When Andy Roddick returns a 149mph serve, he is performing a feat normally reserved for the best mathematical brains, according to a study into the science of tennis.

Scientists have found that the sort of movements and judgements performed by the world's No 1 tennis player closely match a mathematical principle first formulated in the 18th century.

The study demonstrated that tennis players unconsciously follow the 1763 theorem of the Rev Thomas Bayes, whose rules of probability state that the likelihood of an event occurring depends on prior knowledge.

Konrad Körding and Daniel Wolpert of University College London designed an experiment where people had to judge the movements of a cursor on a computer screen in relation to their own hands in a similar way that tennis players have to judge where an opponent's ball is likely to land in relation to their own position on court.

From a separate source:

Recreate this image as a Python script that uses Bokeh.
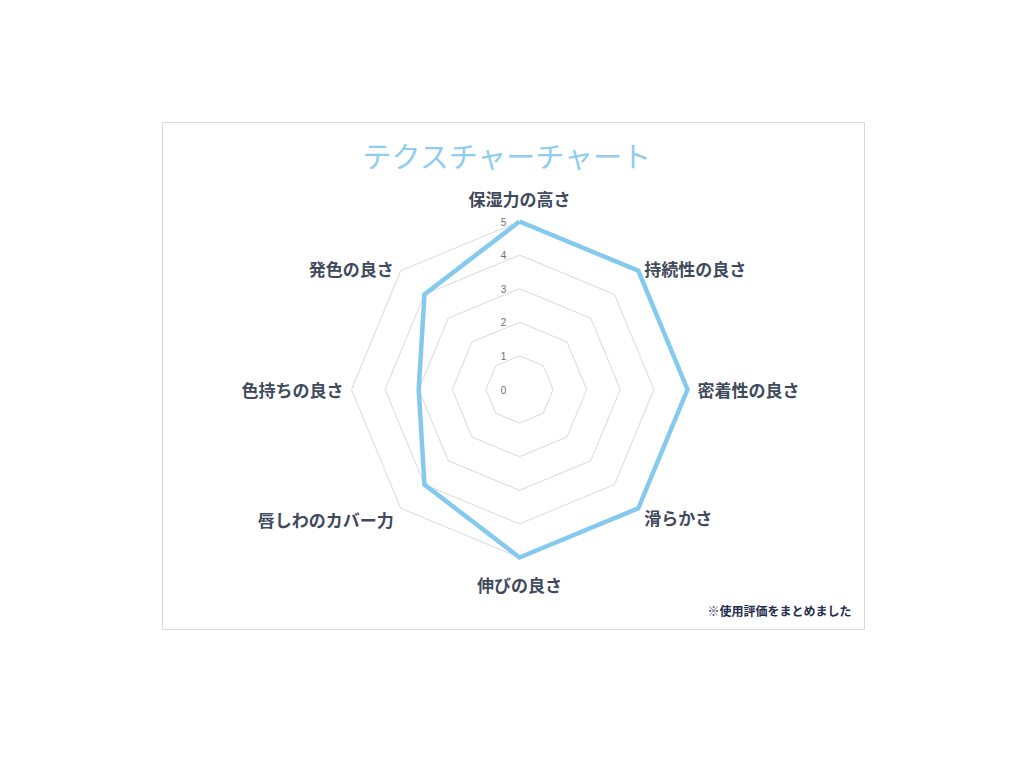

The study, published in the journal Nature, found that people estimated where a tennis ball was likely to land using information drawn from what they saw and from what they had judged from past experience, Dr Körding said. He added: "They have these two sources of information - what they see and what they know from before - and, in this experiment, I measure how much do people rely on what they see and how much do they rely on prior knowledge."

A statistical method, called Bayesian integration, gauges the probability of something taking place based on the known probability of something happening before it. This is precisely how the brain of an experienced player judges the position of a fast-moving tennis ball that can hardly be seen, he said.

The researchers were able to introduce a level of visual uncertainty into the experiment to mimic what would happen when tennis is played in poor light, when the better players would rely more on their experience than on what they see.

The scientists found that the human brain compensates in poor light by relying more on the judgements which fit the predictions that a computer might make if it was programmed to work in a Bayesian manner.